Problem to solve: Copy out the entries in full and with complete accuracy; pictures are excluded.

The input:
*****

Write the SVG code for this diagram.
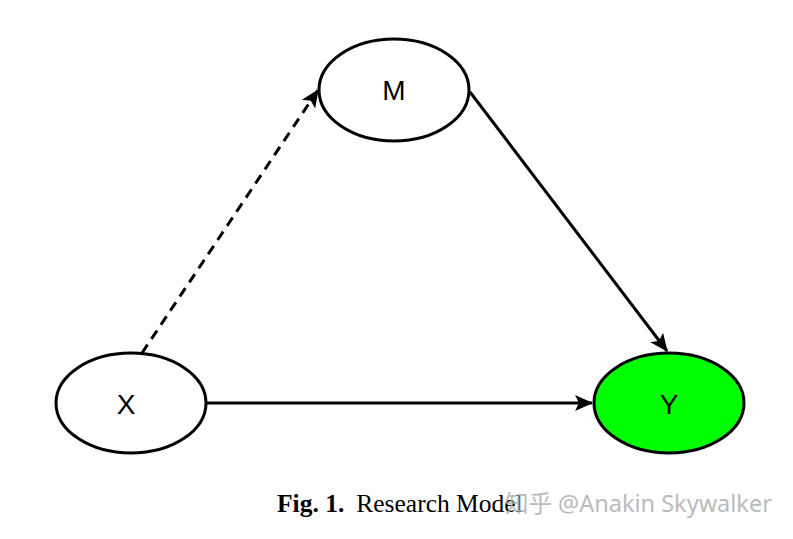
<svg xmlns="http://www.w3.org/2000/svg" width="793" height="539" viewBox="0 0 793 539">
<style>
.node{fill:#fff;stroke:#000;stroke-width:3}
.lbl{font-family:"Liberation Sans",Arial,sans-serif;font-size:28px;text-anchor:middle;fill:#000}
.edge{stroke:#000;stroke-width:3;fill:none}
</style>
<defs>
<marker id="ahb" markerWidth="18" markerHeight="18" refX="17" refY="9" orient="auto" markerUnits="userSpaceOnUse" viewBox="0 0 18 18">
<path d="M0,1 L18,9 L0,17 L4,9 Z" fill="#000"/>
</marker>
</defs>
<rect width="793" height="539" fill="#fff"/>
<g id="connectors">
<path class="edge" d="M142,353 L318,90" stroke-dasharray="10,7" marker-end="url(#ahb)"/>
<path class="edge" d="M470,92 L667,351" marker-end="url(#ahb)"/>
<path class="edge" d="M207,403 L592,403" marker-end="url(#ahb)"/>
</g>
<g id="M">
<ellipse class="node" cx="394" cy="90" rx="75" ry="51"/>
<text class="lbl" x="394" y="100">M</text>
</g>
<g id="X">
<ellipse class="node" cx="131" cy="403" rx="75" ry="50"/>
<text class="lbl" x="126" y="414">X</text>
</g>
<g id="Y">
<ellipse class="node" cx="669" cy="403" rx="75" ry="50" style="fill:#00ff00"/>
<text class="lbl" x="669" y="414">Y</text>
</g>
<text x="277" y="512" font-family="Liberation Serif,'Times New Roman',serif" font-size="25.5" fill="#000"><tspan font-weight="bold">Fig. 1.</tspan><tspan dx="12">Research Model</tspan></text>
<text x="505" y="512" font-family="'Noto Sans','Noto Sans CJK SC',sans-serif" font-size="23.5" fill="#b0b0b0" opacity="0.85">知乎 @Anakin Skywalker</text>
</svg>
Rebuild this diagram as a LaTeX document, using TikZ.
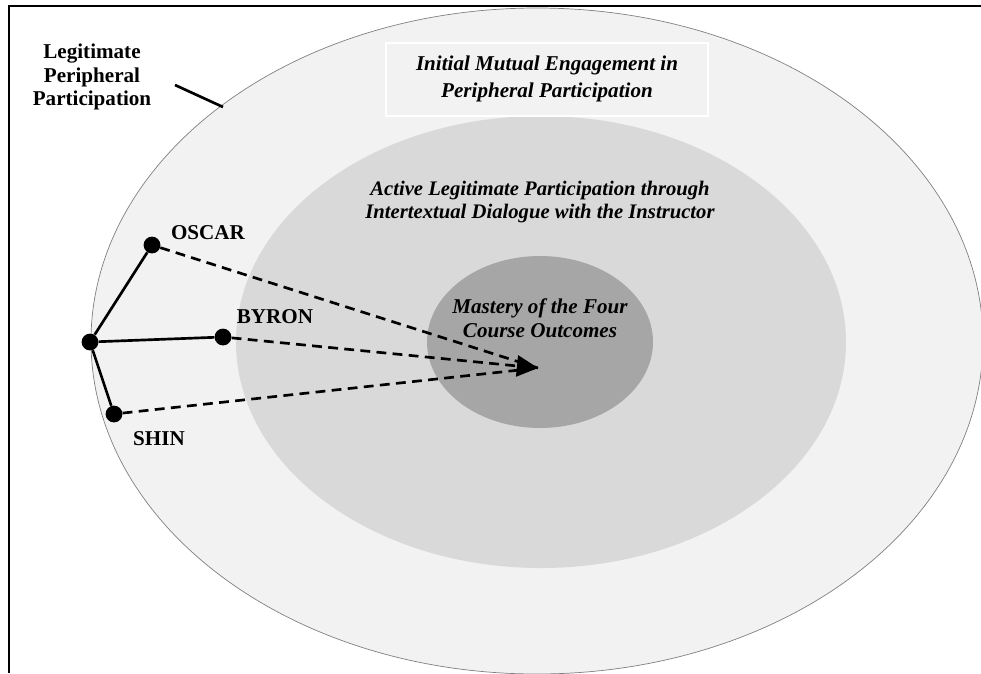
\documentclass[tikz,border=0pt]{standalone}
\usepackage{fontspec}
\setmainfont{Liberation Serif}
\usetikzlibrary{arrows.meta}
\definecolor{ringout}{HTML}{F2F2F2}
\definecolor{ringmid}{HTML}{D9D9D9}
\definecolor{ringin}{HTML}{A6A6A6}
\tikzset{
  person/.style={circle,fill=black,inner sep=0pt,minimum size=0.42cm},
  who/.style={font=\fontsize{15}{17}\selectfont\bfseries},
  phase/.style={font=\fontsize{15}{17}\selectfont\bfseries\itshape,align=center},
  tie/.style={line width=1.9pt},
  toward/.style={line width=1.9pt,dash pattern=on 7pt off 4.5pt}
}

\begin{document}
\begin{tikzpicture}[x=0.025cm,y=-0.025cm]
  \useasboundingbox (0,0) rectangle (981,673);
  \draw[line width=1.4pt] (9,673) -- (9,6) -- (981,6);
  \draw[gray,fill=ringout,line width=0.5pt] (537,341) ellipse [x radius=446,y radius=333];
  \fill[ringmid] (541,342) ellipse [x radius=305,y radius=226];
  \fill[ringin] (540,342) ellipse [x radius=113,y radius=86];
  \draw[white,line width=1pt] (386,43) rectangle (708,116);
  \node[phase,font=\fontsize{15}{19}\selectfont\bfseries\itshape] (initial) at (547,79)
    {Initial Mutual Engagement in\\Peripheral Participation};
  \node[phase,font=\fontsize{14.7}{17}\selectfont\bfseries\itshape] (active) at (540,202)
    {Active Legitimate Participation through\\Intertextual Dialogue with the Instructor};
  \node[phase] (mastery) at (540,318) {Mastery of the Four\\Course Outcomes};
  \node[who,align=center] (lpp) at (92,77) {Legitimate\\Peripheral\\Participation};
  \coordinate (lppend) at (223,107);
  \draw[tie] (175,85) -- (lppend);

  \node[person] (hub) at (90,342) {};
  \node[person] (oscar) at (152,245) {};
  \node[person] (byron) at (223,337) {};
  \node[person] (shin) at (114,414) {};
  \node[who] (oscarlbl) at (208,233) {OSCAR};
  \node[who] (byronlbl) at (275,317) {BYRON};
  \node[who] (shinlbl) at (159,439) {SHIN};
  \coordinate (goal) at (538,368);

  \draw[tie] (hub) -- (oscar);
  \draw[tie] (hub) -- (byron);
  \draw[tie] (hub) -- (shin);
  \draw[toward] (oscar) -- (goal);
  \draw[toward] (shin) -- (goal);
  \draw[toward,-{Triangle[length=15pt,width=15pt]}] (byron) -- (goal);
\end{tikzpicture}
\end{document}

*****

Written response:
Write the SVG code for this diagram.
<svg xmlns="http://www.w3.org/2000/svg" width="793" height="539" viewBox="0 0 793 539">
<style>
.node{fill:#fff;stroke:#000;stroke-width:3}
.lbl{font-family:"Liberation Sans",Arial,sans-serif;font-size:28px;text-anchor:middle;fill:#000}
.edge{stroke:#000;stroke-width:3;fill:none}
</style>
<defs>
<marker id="ahb" markerWidth="18" markerHeight="18" refX="17" refY="9" orient="auto" markerUnits="userSpaceOnUse" viewBox="0 0 18 18">
<path d="M0,1 L18,9 L0,17 L4,9 Z" fill="#000"/>
</marker>
</defs>
<rect width="793" height="539" fill="#fff"/>
<g id="connectors">
<path class="edge" d="M142,353 L318,90" stroke-dasharray="10,7" marker-end="url(#ahb)"/>
<path class="edge" d="M470,92 L667,351" marker-end="url(#ahb)"/>
<path class="edge" d="M207,403 L592,403" marker-end="url(#ahb)"/>
</g>
<g id="M">
<ellipse class="node" cx="394" cy="90" rx="75" ry="51"/>
<text class="lbl" x="394" y="100">M</text>
</g>
<g id="X">
<ellipse class="node" cx="131" cy="403" rx="75" ry="50"/>
<text class="lbl" x="126" y="414">X</text>
</g>
<g id="Y">
<ellipse class="node" cx="669" cy="403" rx="75" ry="50" style="fill:#00ff00"/>
<text class="lbl" x="669" y="414">Y</text>
</g>
<text x="277" y="512" font-family="Liberation Serif,'Times New Roman',serif" font-size="25.5" fill="#000"><tspan font-weight="bold">Fig. 1.</tspan><tspan dx="12">Research Model</tspan></text>
<text x="505" y="512" font-family="'Noto Sans','Noto Sans CJK SC',sans-serif" font-size="23.5" fill="#b0b0b0" opacity="0.85">知乎 @Anakin Skywalker</text>
</svg>
Rebuild this diagram as a LaTeX document, using TikZ.
\documentclass[tikz,border=0pt]{standalone}
\usepackage{fontspec}
\setmainfont{Liberation Serif}
\usetikzlibrary{arrows.meta}
\definecolor{ringout}{HTML}{F2F2F2}
\definecolor{ringmid}{HTML}{D9D9D9}
\definecolor{ringin}{HTML}{A6A6A6}
\tikzset{
  person/.style={circle,fill=black,inner sep=0pt,minimum size=0.42cm},
  who/.style={font=\fontsize{15}{17}\selectfont\bfseries},
  phase/.style={font=\fontsize{15}{17}\selectfont\bfseries\itshape,align=center},
  tie/.style={line width=1.9pt},
  toward/.style={line width=1.9pt,dash pattern=on 7pt off 4.5pt}
}

\begin{document}
\begin{tikzpicture}[x=0.025cm,y=-0.025cm]
  \useasboundingbox (0,0) rectangle (981,673);
  \draw[line width=1.4pt] (9,673) -- (9,6) -- (981,6);
  \draw[gray,fill=ringout,line width=0.5pt] (537,341) ellipse [x radius=446,y radius=333];
  \fill[ringmid] (541,342) ellipse [x radius=305,y radius=226];
  \fill[ringin] (540,342) ellipse [x radius=113,y radius=86];
  \draw[white,line width=1pt] (386,43) rectangle (708,116);
  \node[phase,font=\fontsize{15}{19}\selectfont\bfseries\itshape] (initial) at (547,79)
    {Initial Mutual Engagement in\\Peripheral Participation};
  \node[phase,font=\fontsize{14.7}{17}\selectfont\bfseries\itshape] (active) at (540,202)
    {Active Legitimate Participation through\\Intertextual Dialogue with the Instructor};
  \node[phase] (mastery) at (540,318) {Mastery of the Four\\Course Outcomes};
  \node[who,align=center] (lpp) at (92,77) {Legitimate\\Peripheral\\Participation};
  \coordinate (lppend) at (223,107);
  \draw[tie] (175,85) -- (lppend);

  \node[person] (hub) at (90,342) {};
  \node[person] (oscar) at (152,245) {};
  \node[person] (byron) at (223,337) {};
  \node[person] (shin) at (114,414) {};
  \node[who] (oscarlbl) at (208,233) {OSCAR};
  \node[who] (byronlbl) at (275,317) {BYRON};
  \node[who] (shinlbl) at (159,439) {SHIN};
  \coordinate (goal) at (538,368);

  \draw[tie] (hub) -- (oscar);
  \draw[tie] (hub) -- (byron);
  \draw[tie] (hub) -- (shin);
  \draw[toward] (oscar) -- (goal);
  \draw[toward] (shin) -- (goal);
  \draw[toward,-{Triangle[length=15pt,width=15pt]}] (byron) -- (goal);
\end{tikzpicture}
\end{document}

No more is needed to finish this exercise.